If You Want to Improve Your Relationships, Pay Attention to This: How You Treat Yourself
In the countless therapy sessions I've facilitated over the years, one recurring theme stands out: how we treat ourselves profoundly shapes the relationships we attract and sustain. Whether you're seeking love, trying to mend a fractured connection, or deepening existing bonds, self-worth and relationships are deeply interconnected. If you constantly put yourself down, accept less than you deserve, or neglect your own needs, you send a powerful message to the world—and to those around you—about what you think you’re worth.
The Mirror Effect: What We Accept Becomes Our Standard
I’ve seen this dynamic play out across different populations, from clients in private practice to those navigating the complexities of the prison system. Often, the belief that we aren’t worthy of respect or kindness stems from deeply entrenched generational trauma or life experiences shaped by societal inequities. Understanding the connection between self-worth and relationships is essential for healing and growth. For many immigrant families, the pressure to succeed in a new country—while carrying the weight of cultural expectations—can result in neglecting self-care and undervaluing one's worth. Colonialism’s lingering shadow has left many marginalized communities struggling to see their true value, an effect that reverberates through generations.
In a prison setting, I worked with men who carried the shame of their actions while ignoring the wounds they accumulated from systemic failures, broken families, and unresolved childhood trauma. In these cases, self-worth was a concept far removed from their day-to-day survival. But the same principle applied—whether incarcerated or free, the way we view ourselves sets the foundation for all other relationships.

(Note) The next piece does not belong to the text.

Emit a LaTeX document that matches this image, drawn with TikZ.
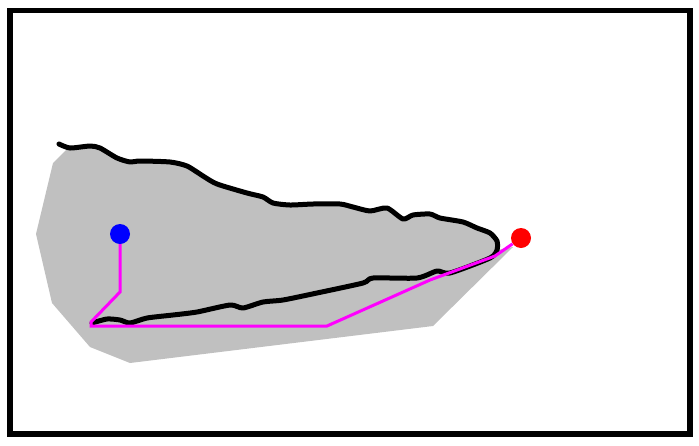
\documentclass[tikz,border=0pt]{standalone}
\usepackage{xcolor}
\definecolor{gray3}{RGB}{192,192,192}
\definecolor{magenta3}{RGB}{255,0,255}
\definecolor{blue3}{RGB}{0,0,255}
\definecolor{red3}{RGB}{255,0,0}
\usepackage{tikz}

\begin{document}
\begin{tikzpicture}[x=1pt, y=-1pt,
    dot/.style={circle, inner sep=0pt, minimum size=20pt},
    rim/.style={line width=5pt, line join=round, line cap=round},
    route/.style={magenta3, line width=3pt, line join=miter}]
  \useasboundingbox (0,0) rectangle (699,445);

  % Frame
  \draw[line width=5.5pt] (10,10.5) rectangle (690,434);

  % Shaded region under the outline
  \fill[gray3] (53,163) -- (66,150)
    -- plot[smooth, tension=0.4] coordinates {(70,148) (90,146) (100,148) (117,158)
      (130,162) (140,161) (170,162) (187,166) (203,176) (217,184) (247,193)
      (263,197) (273,203) (290,205) (313,204) (340,204) (353,207) (370,211)
      (387,208) (403,219) (413,215) (430,214) (440,218) (463,222) (477,228)
      (490,233) (497,241) (497,250)}
    -- (513,247) -- (433,326) -- (130,363) -- (90,347) -- (52,303) -- (36,234) -- cycle;

  % Outline
  \draw[rim] plot[smooth, tension=0.4] coordinates {(59,144) (70,148) (90,146)
    (100,148) (117,158) (130,162) (140,161) (170,162) (187,166) (203,176)
    (217,184) (247,193) (263,197) (273,203) (290,205) (313,204) (340,204)
    (353,207) (370,211) (387,208) (403,219) (413,215) (430,214) (440,218)
    (463,222) (477,228) (490,233) (497,241) (497,250) (490,258) (450,273)
    (437,271) (417,278) (373,278) (363,283) (317,293) (283,300) (263,302)
    (243,308) (230,305) (197,312) (173,315) (147,318) (130,323) (120,320)
    (107,319) (92,323)};

  % Start and goal
  \node[dot, fill=blue3] (start) at (120,234) {};
  \node[dot, fill=red3] (goal) at (521,238) {};

  % Route
  \draw[route] (start) -- (120,292) -- (91,322) -- (91,326) -- (327,326)
    -- (430,280) -- (495,256) -- (goal);
\end{tikzpicture}
\end{document}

Self-Worth and Trauma: Understanding the Impact of Generational and Cultural Trauma
Many of my clients come from families where trauma isn't just a single event but a legacy. For first-generation immigrants, especially, the trauma of uprooting oneself and striving in a foreign land creates immense internal pressure. Sacrificing personal needs for the sake of family is often ingrained in the culture. I’ve worked with clients who didn’t even realize they had internalized these sacrifices as markers of their own value. They accepted unhealthy dynamics in relationships because, unconsciously, they believed they didn't deserve better. Understanding the relationship between self-worth and relationships can help break this cycle.
One client, an immigrant from Southeast Asia, often spoke about feeling less-than at work and in her relationships. The more we explored her history, the more it became evident that her sense of self-worth was shaped by her parents’ sacrifices and the unspoken expectation that her success had to come at the cost of her personal happiness. She was taught that her worth was tied to external achievements, and so she accepted a marriage where her emotional needs were neglected. This is a common story in many immigrant communities—striving so hard to build a life that you forget to care for the one living it.

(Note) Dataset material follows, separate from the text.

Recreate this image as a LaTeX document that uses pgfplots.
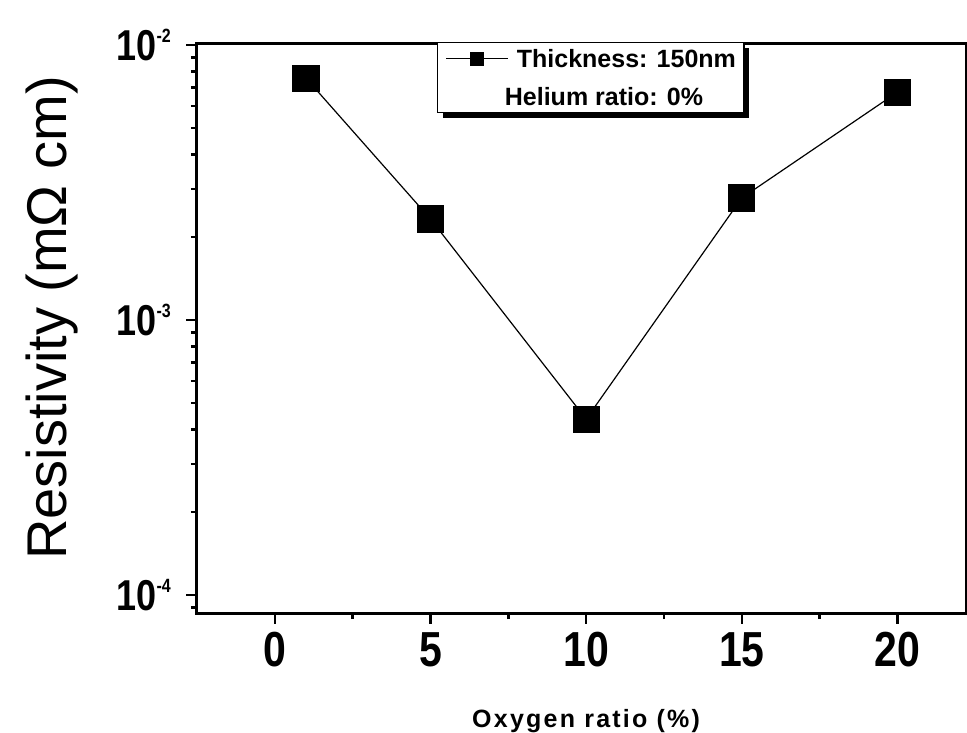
\documentclass[border=0pt]{standalone}
\usepackage{pgfplots}
\pgfplotsset{compat=1.18}
\usepackage{fontspec}
\setmainfont{Liberation Sans}
\newfontfamily\xlabfont[LetterSpace=9]{Liberation Sans}
\usetikzlibrary{shadows}
\makeatletter
\tikzset{no preactions/.code={\def\tikz@preactions{}}}
\makeatother
\newcommand{\ylab}[1]{\scalebox{1}[1.2]{\fontsize{36}{36}\selectfont\bfseries 10\raisebox{15pt}{\fontsize{16}{16}\selectfont -#1}}}
\begin{document}
\begin{tikzpicture}
\useasboundingbox (0,0) rectangle (967pt,733pt);
\begin{axis}[
  at={(197pt,120pt)}, anchor=south west,
  scale only axis, width=769pt, height=570pt,
  ymode=log,
  xmin=-2.5, xmax=22.2, ymin=8.6e-5, ymax=1.017e-2,
  axis line style={line width=3pt},
  tick align=outside, tick pos=left,
  xtick={0,5,10,15,20}, minor x tick num=1,
  ytick={1e-4,1e-3,1e-2},
  yticklabels={\ylab{4},\ylab{3},\ylab{2}},
  minor ytick={9e-5,2e-4,3e-4,4e-4,5e-4,6e-4,7e-4,8e-4,9e-4,2e-3,3e-3,4e-3,5e-3,6e-3,7e-3,8e-3,9e-3},
  major tick length=11pt, minor tick length=6pt,
  every tick/.append style={line width=2.5pt, black},
  /pgf/number format/assume math mode=true,
  xticklabel={\scalebox{1}[1.2]{\pgfmathprintnumber{\tick}}},
  xticklabel style={font=\bfseries\fontsize{41}{41}\selectfont, inner sep=0pt, yshift=-8pt},
  yticklabel style={inner sep=0pt, xshift=-15pt},
  xlabel={Oxygen ratio (\%)},
  xlabel style={font=\xlabfont\bfseries\fontsize{25}{25}\selectfont, at={(axis description cs:0.506,-0.2)}, anchor=base, inner sep=0pt},
  ylabel={Resistivity (mΩ cm)},
  ylabel style={font=\fontsize{56}{56}\selectfont, at={(axis description cs:-0.1886,0.5175)}, anchor=center, inner sep=0pt},
  legend style={at={(axis description cs:0.312,1.002)}, anchor=north west,
    draw=black, line width=1.5pt, fill=white,
    drop shadow={shadow xshift=5pt, shadow yshift=-5pt, fill=black, opacity=1},
    font=\bfseries\fontsize{25}{25}\selectfont,
    inner xsep=8pt, inner ysep=7pt, column sep=8pt, row sep=20pt,
    nodes={inner sep=0pt, text height=18pt, text depth=0pt}},
  legend cell align=left,
  legend image code/.code={%
    \draw[no preactions, black, line width=1.2pt] (0pt,0pt) -- (62pt,0pt);
    \draw[no preactions, black, only marks, mark size=6.5pt] plot[mark=square*] coordinates {(31pt,0pt)};},
]
\addplot[black, line width=1.2pt, mark=square*, mark size=13pt, mark options={solid, fill=black}]
  coordinates {(1,7.58e-3) (5,2.33e-3) (10,4.36e-4) (15,2.78e-3) (20,6.74e-3)};
\addlegendentry{Thickness: 150nm}
\addlegendimage{empty legend}
\addlegendentry{\hspace*{-12pt}Helium ratio: 0\%}
\end{axis}
\end{tikzpicture}
\end{document}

The Internal Narrative: Changing Negative Self-Talk
In therapy, we work on reframing the internal narrative—changing how we speak to ourselves. I often tell clients, "You wouldn't treat a friend or partner this way, so why do you allow yourself to talk to you like that?" If you grew up in an environment where love or validation was conditional, you might not even realize you're replicating that behavior with yourself. Shifting this narrative is a critical step in improving self-worth and relationships.
For one teenage client, the experience of constantly being judged by his immigrant parents for not living up to cultural expectations was devastating. It left him with harsh internal dialogues that echoed his parents’ words, constantly telling himself that he wasn’t smart enough, wasn’t hardworking enough, wasn’t good enough. It wasn’t until we started identifying and challenging that negative self-talk that he began to realize how much it was impacting his relationships with friends and romantic partners. He was so critical of himself that he couldn’t accept kindness from others.
Self-Love Is a Practice, Not a Destination
Learning to treat yourself with the same love and respect you hope to receive from a partner isn’t a one-time task; it’s a daily practice. Just like brushing your teeth or exercising, it takes commitment. Often, it means addressing past traumas, whether they come from family dynamics, cultural expectations, or personal experiences. It can also involve unlearning harmful behaviors that were passed down through generations—survival mechanisms inherited from ancestors who lived through colonization, migration, or war. This process reveals how intertwined self-worth and relationships truly are.
One of the most powerful moments in therapy is when a client realizes that their value isn't tied to what they can do for others or how much they can endure. We’ve seen this with the rise of the "model minority" myth in many immigrant communities, where the pursuit of success comes at the cost of mental and emotional well-being. Reclaiming your self-worth in this context is an act of resistance. It’s saying, "I am worthy just as I am, regardless of what the world or my cultural expectations may say."
You Deserve to Be Loved—Starting With Yourself
The journey to self-love often involves revisiting painful memories, challenging old beliefs, and sometimes going against the grain of cultural or generational expectations. But it's worth it. Every relationship you have will improve when you start treating yourself the way you deserve to be treated—with kindness, patience, and respect.
As a therapist, my goal is to help clients find this balance, to love themselves in the way they wish to be loved by others. Whether you’re a first-generation immigrant trying to balance cultural values with personal desires, or someone healing from past traumas, the work starts with you. Treat yourself well, and watch how your self-worth and relationships transform.